In a more welcome development, Tyne Patterson is ready to double down on taking out the club. She’s moving forward with charging Nero for Toric’s crime (even though Roosevelt suspects what actually happened) and has decided to personally prosecute Tara. Just last week I was worried Sutter hired C.C.H. Pounder for nothing. The moment she pulled off that terrible wig and told herself it’s “time to go hood, sista,” all my fears evaporated. (It was also great to see her go toe to toe with Gemma in Roosevelt’s office, if only for a moment. More of that too, please.)
Of course, Tyne insisting on keeping Nero locked up is just one more reason to worry about Jimmy Smits’ future on the show. We’ve had enough warning signs now that I wouldn’t be surprised if he’s killed off next week, though I hope it’s misdirection and there’s something bigger planned. The worrisome thing about an episode as relaxed and tragedy-free as “Salvage” is it probably means something even more awful is right around the corner.
Odds and ends:
– Maybe I’m burying the lede by waiting this long to mention the surprise return of Walton Goggins as Venus Van Dam, but once again the show brilliantly kept his appearance a secret with no advance publicity and billing only in the end credits. It turns out Venus has a special relationship with Nero, who used to pimp out Venus’ birth mother Alice (what a swell guy) and took care of young Vincent Noone after Alice went to jail. It’s all rather convenient, but at least by establishing a connection between Gemma and Venus the show has an excuse to bring Goggins back at any point, no matter what happens to Nero.

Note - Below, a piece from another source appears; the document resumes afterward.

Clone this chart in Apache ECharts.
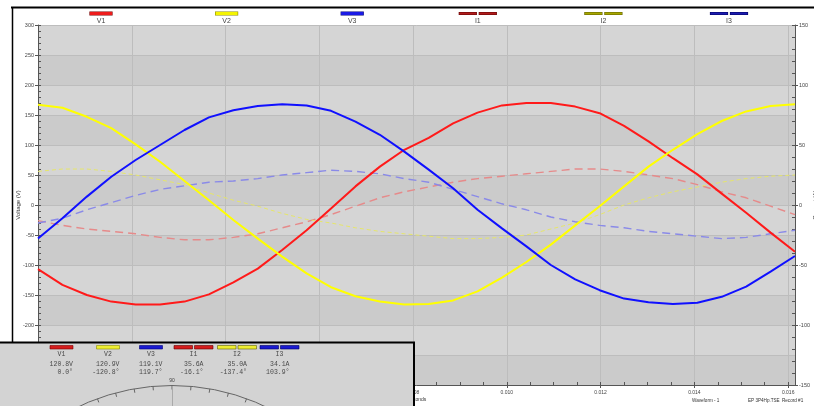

– Tara is sounding more and more like a character on “The Walking Dead.” As she tells Unser, “I don’t know what’s more frightening, the violence getting worse or my ability to simply take it in stride.”
– Also, Tara officially let Unser into her inner circle and now he knows her plan to divorce Jax and ensure Wendy has custody of the boys if (or when) Tara goes to jail.
– “We gossip more than teenage girls.” The wisdom of Bobby Elvis.